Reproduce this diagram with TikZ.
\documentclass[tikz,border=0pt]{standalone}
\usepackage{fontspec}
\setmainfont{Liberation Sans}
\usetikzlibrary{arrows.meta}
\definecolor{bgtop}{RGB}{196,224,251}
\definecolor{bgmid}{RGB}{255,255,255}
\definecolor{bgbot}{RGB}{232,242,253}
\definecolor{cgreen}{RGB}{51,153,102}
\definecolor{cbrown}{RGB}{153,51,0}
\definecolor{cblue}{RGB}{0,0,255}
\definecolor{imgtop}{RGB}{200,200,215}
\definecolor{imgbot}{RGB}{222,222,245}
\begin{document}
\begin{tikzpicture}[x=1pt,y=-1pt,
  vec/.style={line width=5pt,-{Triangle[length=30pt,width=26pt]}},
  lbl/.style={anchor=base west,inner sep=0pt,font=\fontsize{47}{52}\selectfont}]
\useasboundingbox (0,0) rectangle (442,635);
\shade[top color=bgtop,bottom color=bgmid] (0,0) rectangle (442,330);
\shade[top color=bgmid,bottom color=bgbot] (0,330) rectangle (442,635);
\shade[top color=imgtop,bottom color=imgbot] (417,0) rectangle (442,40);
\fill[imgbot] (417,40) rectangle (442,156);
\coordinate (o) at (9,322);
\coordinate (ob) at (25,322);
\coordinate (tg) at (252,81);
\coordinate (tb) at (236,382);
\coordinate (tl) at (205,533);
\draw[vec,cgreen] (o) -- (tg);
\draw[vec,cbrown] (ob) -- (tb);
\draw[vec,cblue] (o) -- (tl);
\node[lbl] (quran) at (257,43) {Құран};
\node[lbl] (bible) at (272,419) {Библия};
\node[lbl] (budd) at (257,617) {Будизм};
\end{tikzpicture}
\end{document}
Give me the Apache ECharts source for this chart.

(EXERCISE AIM) Each record should come back exactly as written.

(REPLY TO THE EXERCISE)
Reproduce this diagram with TikZ.
\documentclass[tikz,border=0pt]{standalone}
\usepackage{fontspec}
\setmainfont{Liberation Sans}
\usetikzlibrary{arrows.meta}
\definecolor{bgtop}{RGB}{196,224,251}
\definecolor{bgmid}{RGB}{255,255,255}
\definecolor{bgbot}{RGB}{232,242,253}
\definecolor{cgreen}{RGB}{51,153,102}
\definecolor{cbrown}{RGB}{153,51,0}
\definecolor{cblue}{RGB}{0,0,255}
\definecolor{imgtop}{RGB}{200,200,215}
\definecolor{imgbot}{RGB}{222,222,245}
\begin{document}
\begin{tikzpicture}[x=1pt,y=-1pt,
  vec/.style={line width=5pt,-{Triangle[length=30pt,width=26pt]}},
  lbl/.style={anchor=base west,inner sep=0pt,font=\fontsize{47}{52}\selectfont}]
\useasboundingbox (0,0) rectangle (442,635);
\shade[top color=bgtop,bottom color=bgmid] (0,0) rectangle (442,330);
\shade[top color=bgmid,bottom color=bgbot] (0,330) rectangle (442,635);
\shade[top color=imgtop,bottom color=imgbot] (417,0) rectangle (442,40);
\fill[imgbot] (417,40) rectangle (442,156);
\coordinate (o) at (9,322);
\coordinate (ob) at (25,322);
\coordinate (tg) at (252,81);
\coordinate (tb) at (236,382);
\coordinate (tl) at (205,533);
\draw[vec,cgreen] (o) -- (tg);
\draw[vec,cbrown] (ob) -- (tb);
\draw[vec,cblue] (o) -- (tl);
\node[lbl] (quran) at (257,43) {Құран};
\node[lbl] (bible) at (272,419) {Библия};
\node[lbl] (budd) at (257,617) {Будизм};
\end{tikzpicture}
\end{document}
Give me the Apache ECharts source for this chart.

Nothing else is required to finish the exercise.